Understanding utilization

Ops Center Analyzer User Guide

Version
11.0.x
Audience
anonymous
Part Number
MK-99ANA002-06

The single, most important cause of performance problems is an end-to-end (E2E) data path to a resource where the throughput capacity has been exceeded. In this case, infrastructure that supports the large-scale movement of data is bound to experience issues with throughput. To fulfill the promise of no single point of failure, all resources in the data path must have sufficient reserve capacity to carry increased load under failover conditions.

Performance analysis frequently begins with a determination of whether any E2E data path resources are overloaded. By using E2E data analysis in Hitachi Ops Center Analyzer (Analyzer) you can determine the particular areas of concern.

To understand how utilization is measured, consider the categories capacity and workload. Capacity refers to the percentage of physical space occupied across storage resources. Using percentages allows you measure the space occupied on a disk or a parity group. Not so straightforward is the category of workload, which can be thought of as the percentage of time it takes for the system to do an operation (for example, read or write). Another way of expressing workload is to measure the percentage of how busy a resource, such as a processor or cache, is.

These resources include those on the host and storage side, as well as the fabric. Because the whole system and its parts are affected by workload, the time and space aspect of measuring utilization can be combined to focus on capacity throughput, which is used to measure port and path utilization. Throughput capacity combines both considerations by calculating the percentage of I/O operations.

When monitoring infrastructure resource workload with Analyzer, use the following metrics to measure utilization:

  • IOPS (I/O per second): the number of operations
  • MBps (MB per second) : the amount of data transferred
  • Response time (read/write operations): the sum of service and wait time.

Optimizing online versus batch workloads

Optimizing utilization of a storage resource for an online workload and a batch workload is mutually exclusive. Consequently, online and batch workloads generally do not share the same storage access resource at the same time.

The performance for online workloads is monitored on a minute by minute basis. Performance alerts us to such problems as, at the most pressing, lagging response times, and while less immediate but just as significant, inadequate reserves to support processing during failures.

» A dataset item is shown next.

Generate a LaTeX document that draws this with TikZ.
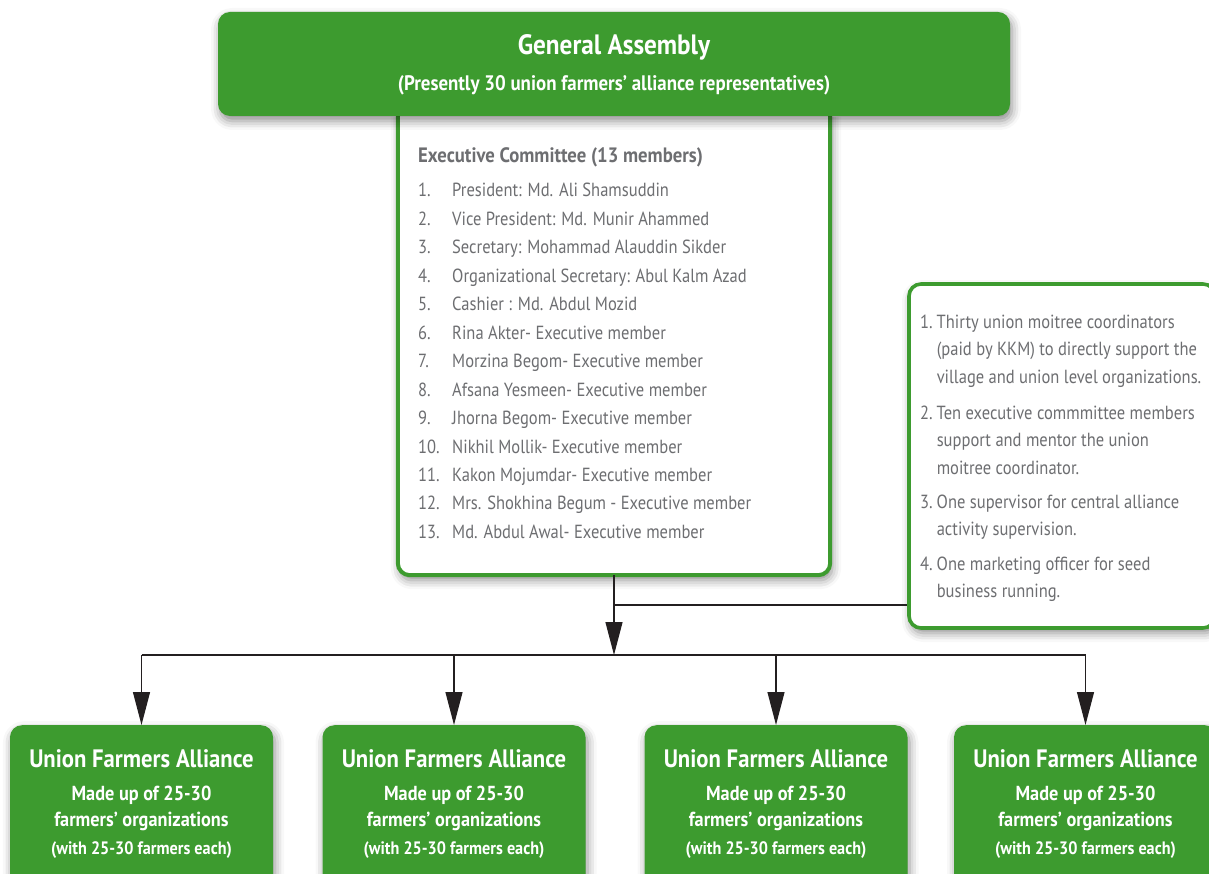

For batch workloads, the average performance over time is monitored. Since high utilization is a design goal, the metrics for these values are not a cause for concern: maximizing utilization per resource maximizes throughput per resource. Consequently, high response time is not central to monitoring batch workloads. Instead, monitoring batch workloads becomes a question of whether there is adequate capacity to complete processing within the batch workload window even after a component failure occurs.